YOUR GOAL: Please print all of the material below, word for word.

DATA BLOCK:
━━━━━━━━━━━━━━━━

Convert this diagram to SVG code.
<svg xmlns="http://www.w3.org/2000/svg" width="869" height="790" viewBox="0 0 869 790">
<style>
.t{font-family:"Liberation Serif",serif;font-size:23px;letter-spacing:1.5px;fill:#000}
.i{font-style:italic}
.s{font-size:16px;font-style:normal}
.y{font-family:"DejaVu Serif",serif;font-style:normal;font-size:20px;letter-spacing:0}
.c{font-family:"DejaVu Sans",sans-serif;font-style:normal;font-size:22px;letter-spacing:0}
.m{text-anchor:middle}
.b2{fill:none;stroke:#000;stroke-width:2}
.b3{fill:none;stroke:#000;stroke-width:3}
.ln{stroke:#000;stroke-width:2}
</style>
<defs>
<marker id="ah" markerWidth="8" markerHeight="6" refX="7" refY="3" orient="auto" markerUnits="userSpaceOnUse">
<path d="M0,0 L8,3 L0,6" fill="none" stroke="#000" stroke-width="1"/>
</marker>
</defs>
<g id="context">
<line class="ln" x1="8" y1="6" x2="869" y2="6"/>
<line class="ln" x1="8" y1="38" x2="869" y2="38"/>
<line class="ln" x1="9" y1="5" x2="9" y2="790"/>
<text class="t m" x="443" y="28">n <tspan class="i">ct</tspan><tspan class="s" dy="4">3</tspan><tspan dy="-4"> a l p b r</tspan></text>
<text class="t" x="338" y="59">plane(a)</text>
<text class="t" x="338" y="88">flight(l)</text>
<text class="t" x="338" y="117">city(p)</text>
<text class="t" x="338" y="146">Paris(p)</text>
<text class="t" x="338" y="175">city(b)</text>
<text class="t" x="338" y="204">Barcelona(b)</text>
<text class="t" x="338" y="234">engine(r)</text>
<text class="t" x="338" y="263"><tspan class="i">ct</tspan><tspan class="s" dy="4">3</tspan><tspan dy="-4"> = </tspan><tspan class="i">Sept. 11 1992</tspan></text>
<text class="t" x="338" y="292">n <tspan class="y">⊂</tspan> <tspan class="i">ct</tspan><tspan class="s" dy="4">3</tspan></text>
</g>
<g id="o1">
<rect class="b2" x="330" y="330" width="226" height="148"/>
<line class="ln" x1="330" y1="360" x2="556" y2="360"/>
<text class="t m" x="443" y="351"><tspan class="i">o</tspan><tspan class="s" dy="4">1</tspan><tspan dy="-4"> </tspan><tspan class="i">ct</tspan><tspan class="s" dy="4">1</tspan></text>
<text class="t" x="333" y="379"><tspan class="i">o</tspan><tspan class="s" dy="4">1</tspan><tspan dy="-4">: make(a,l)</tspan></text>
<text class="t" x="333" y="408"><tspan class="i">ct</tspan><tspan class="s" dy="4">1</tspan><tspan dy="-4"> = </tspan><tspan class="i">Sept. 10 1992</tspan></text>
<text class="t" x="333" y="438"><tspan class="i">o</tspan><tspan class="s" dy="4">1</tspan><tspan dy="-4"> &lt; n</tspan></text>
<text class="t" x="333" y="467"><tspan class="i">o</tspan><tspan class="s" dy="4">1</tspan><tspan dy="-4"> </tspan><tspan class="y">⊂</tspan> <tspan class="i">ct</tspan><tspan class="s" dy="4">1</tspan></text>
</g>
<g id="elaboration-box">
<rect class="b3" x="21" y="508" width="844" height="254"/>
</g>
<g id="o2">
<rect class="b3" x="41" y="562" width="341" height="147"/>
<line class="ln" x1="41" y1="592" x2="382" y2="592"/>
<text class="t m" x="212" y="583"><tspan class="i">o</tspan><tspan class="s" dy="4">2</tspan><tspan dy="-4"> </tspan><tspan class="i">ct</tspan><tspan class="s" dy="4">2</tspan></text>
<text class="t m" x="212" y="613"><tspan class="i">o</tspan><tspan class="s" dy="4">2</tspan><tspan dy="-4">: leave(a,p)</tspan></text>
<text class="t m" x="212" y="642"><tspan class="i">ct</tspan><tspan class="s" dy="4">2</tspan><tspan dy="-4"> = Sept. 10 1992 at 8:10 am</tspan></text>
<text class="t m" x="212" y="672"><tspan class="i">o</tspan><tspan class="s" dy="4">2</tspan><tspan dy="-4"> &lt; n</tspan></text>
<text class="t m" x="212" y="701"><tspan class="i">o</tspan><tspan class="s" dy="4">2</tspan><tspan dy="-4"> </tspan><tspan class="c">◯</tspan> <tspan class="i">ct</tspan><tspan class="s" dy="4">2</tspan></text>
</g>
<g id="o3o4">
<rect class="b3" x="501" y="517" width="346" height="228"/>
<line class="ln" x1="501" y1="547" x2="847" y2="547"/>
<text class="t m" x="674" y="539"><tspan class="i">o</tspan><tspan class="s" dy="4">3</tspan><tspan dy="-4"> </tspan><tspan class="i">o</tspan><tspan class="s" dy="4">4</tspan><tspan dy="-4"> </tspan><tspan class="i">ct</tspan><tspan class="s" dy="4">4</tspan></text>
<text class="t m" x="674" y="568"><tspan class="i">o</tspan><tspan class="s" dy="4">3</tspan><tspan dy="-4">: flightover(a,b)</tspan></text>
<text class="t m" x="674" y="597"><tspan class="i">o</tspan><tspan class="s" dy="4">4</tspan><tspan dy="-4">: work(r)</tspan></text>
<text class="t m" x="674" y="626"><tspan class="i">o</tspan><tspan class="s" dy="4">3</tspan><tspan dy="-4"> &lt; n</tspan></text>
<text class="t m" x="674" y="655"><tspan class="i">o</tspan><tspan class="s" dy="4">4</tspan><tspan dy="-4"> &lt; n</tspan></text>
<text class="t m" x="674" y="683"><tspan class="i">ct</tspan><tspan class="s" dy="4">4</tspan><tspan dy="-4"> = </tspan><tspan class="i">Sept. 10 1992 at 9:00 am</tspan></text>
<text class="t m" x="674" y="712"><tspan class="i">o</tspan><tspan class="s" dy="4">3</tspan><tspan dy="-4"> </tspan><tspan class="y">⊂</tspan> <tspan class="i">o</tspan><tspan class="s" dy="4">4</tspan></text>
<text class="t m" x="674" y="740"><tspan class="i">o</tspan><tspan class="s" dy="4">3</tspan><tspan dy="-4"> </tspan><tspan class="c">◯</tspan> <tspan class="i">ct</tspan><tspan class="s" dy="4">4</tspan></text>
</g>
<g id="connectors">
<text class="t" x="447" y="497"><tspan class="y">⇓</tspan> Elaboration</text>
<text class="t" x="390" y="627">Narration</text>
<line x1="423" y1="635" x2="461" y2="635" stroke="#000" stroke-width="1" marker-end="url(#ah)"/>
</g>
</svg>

━━━━━━━━━━━━━━━━

ANSWER FOR THIS EXERCISE:
Convert this diagram to SVG code.
<svg xmlns="http://www.w3.org/2000/svg" width="869" height="790" viewBox="0 0 869 790">
<style>
.t{font-family:"Liberation Serif",serif;font-size:23px;letter-spacing:1.5px;fill:#000}
.i{font-style:italic}
.s{font-size:16px;font-style:normal}
.y{font-family:"DejaVu Serif",serif;font-style:normal;font-size:20px;letter-spacing:0}
.c{font-family:"DejaVu Sans",sans-serif;font-style:normal;font-size:22px;letter-spacing:0}
.m{text-anchor:middle}
.b2{fill:none;stroke:#000;stroke-width:2}
.b3{fill:none;stroke:#000;stroke-width:3}
.ln{stroke:#000;stroke-width:2}
</style>
<defs>
<marker id="ah" markerWidth="8" markerHeight="6" refX="7" refY="3" orient="auto" markerUnits="userSpaceOnUse">
<path d="M0,0 L8,3 L0,6" fill="none" stroke="#000" stroke-width="1"/>
</marker>
</defs>
<g id="context">
<line class="ln" x1="8" y1="6" x2="869" y2="6"/>
<line class="ln" x1="8" y1="38" x2="869" y2="38"/>
<line class="ln" x1="9" y1="5" x2="9" y2="790"/>
<text class="t m" x="443" y="28">n <tspan class="i">ct</tspan><tspan class="s" dy="4">3</tspan><tspan dy="-4"> a l p b r</tspan></text>
<text class="t" x="338" y="59">plane(a)</text>
<text class="t" x="338" y="88">flight(l)</text>
<text class="t" x="338" y="117">city(p)</text>
<text class="t" x="338" y="146">Paris(p)</text>
<text class="t" x="338" y="175">city(b)</text>
<text class="t" x="338" y="204">Barcelona(b)</text>
<text class="t" x="338" y="234">engine(r)</text>
<text class="t" x="338" y="263"><tspan class="i">ct</tspan><tspan class="s" dy="4">3</tspan><tspan dy="-4"> = </tspan><tspan class="i">Sept. 11 1992</tspan></text>
<text class="t" x="338" y="292">n <tspan class="y">⊂</tspan> <tspan class="i">ct</tspan><tspan class="s" dy="4">3</tspan></text>
</g>
<g id="o1">
<rect class="b2" x="330" y="330" width="226" height="148"/>
<line class="ln" x1="330" y1="360" x2="556" y2="360"/>
<text class="t m" x="443" y="351"><tspan class="i">o</tspan><tspan class="s" dy="4">1</tspan><tspan dy="-4"> </tspan><tspan class="i">ct</tspan><tspan class="s" dy="4">1</tspan></text>
<text class="t" x="333" y="379"><tspan class="i">o</tspan><tspan class="s" dy="4">1</tspan><tspan dy="-4">: make(a,l)</tspan></text>
<text class="t" x="333" y="408"><tspan class="i">ct</tspan><tspan class="s" dy="4">1</tspan><tspan dy="-4"> = </tspan><tspan class="i">Sept. 10 1992</tspan></text>
<text class="t" x="333" y="438"><tspan class="i">o</tspan><tspan class="s" dy="4">1</tspan><tspan dy="-4"> &lt; n</tspan></text>
<text class="t" x="333" y="467"><tspan class="i">o</tspan><tspan class="s" dy="4">1</tspan><tspan dy="-4"> </tspan><tspan class="y">⊂</tspan> <tspan class="i">ct</tspan><tspan class="s" dy="4">1</tspan></text>
</g>
<g id="elaboration-box">
<rect class="b3" x="21" y="508" width="844" height="254"/>
</g>
<g id="o2">
<rect class="b3" x="41" y="562" width="341" height="147"/>
<line class="ln" x1="41" y1="592" x2="382" y2="592"/>
<text class="t m" x="212" y="583"><tspan class="i">o</tspan><tspan class="s" dy="4">2</tspan><tspan dy="-4"> </tspan><tspan class="i">ct</tspan><tspan class="s" dy="4">2</tspan></text>
<text class="t m" x="212" y="613"><tspan class="i">o</tspan><tspan class="s" dy="4">2</tspan><tspan dy="-4">: leave(a,p)</tspan></text>
<text class="t m" x="212" y="642"><tspan class="i">ct</tspan><tspan class="s" dy="4">2</tspan><tspan dy="-4"> = Sept. 10 1992 at 8:10 am</tspan></text>
<text class="t m" x="212" y="672"><tspan class="i">o</tspan><tspan class="s" dy="4">2</tspan><tspan dy="-4"> &lt; n</tspan></text>
<text class="t m" x="212" y="701"><tspan class="i">o</tspan><tspan class="s" dy="4">2</tspan><tspan dy="-4"> </tspan><tspan class="c">◯</tspan> <tspan class="i">ct</tspan><tspan class="s" dy="4">2</tspan></text>
</g>
<g id="o3o4">
<rect class="b3" x="501" y="517" width="346" height="228"/>
<line class="ln" x1="501" y1="547" x2="847" y2="547"/>
<text class="t m" x="674" y="539"><tspan class="i">o</tspan><tspan class="s" dy="4">3</tspan><tspan dy="-4"> </tspan><tspan class="i">o</tspan><tspan class="s" dy="4">4</tspan><tspan dy="-4"> </tspan><tspan class="i">ct</tspan><tspan class="s" dy="4">4</tspan></text>
<text class="t m" x="674" y="568"><tspan class="i">o</tspan><tspan class="s" dy="4">3</tspan><tspan dy="-4">: flightover(a,b)</tspan></text>
<text class="t m" x="674" y="597"><tspan class="i">o</tspan><tspan class="s" dy="4">4</tspan><tspan dy="-4">: work(r)</tspan></text>
<text class="t m" x="674" y="626"><tspan class="i">o</tspan><tspan class="s" dy="4">3</tspan><tspan dy="-4"> &lt; n</tspan></text>
<text class="t m" x="674" y="655"><tspan class="i">o</tspan><tspan class="s" dy="4">4</tspan><tspan dy="-4"> &lt; n</tspan></text>
<text class="t m" x="674" y="683"><tspan class="i">ct</tspan><tspan class="s" dy="4">4</tspan><tspan dy="-4"> = </tspan><tspan class="i">Sept. 10 1992 at 9:00 am</tspan></text>
<text class="t m" x="674" y="712"><tspan class="i">o</tspan><tspan class="s" dy="4">3</tspan><tspan dy="-4"> </tspan><tspan class="y">⊂</tspan> <tspan class="i">o</tspan><tspan class="s" dy="4">4</tspan></text>
<text class="t m" x="674" y="740"><tspan class="i">o</tspan><tspan class="s" dy="4">3</tspan><tspan dy="-4"> </tspan><tspan class="c">◯</tspan> <tspan class="i">ct</tspan><tspan class="s" dy="4">4</tspan></text>
</g>
<g id="connectors">
<text class="t" x="447" y="497"><tspan class="y">⇓</tspan> Elaboration</text>
<text class="t" x="390" y="627">Narration</text>
<line x1="423" y1="635" x2="461" y2="635" stroke="#000" stroke-width="1" marker-end="url(#ah)"/>
</g>
</svg>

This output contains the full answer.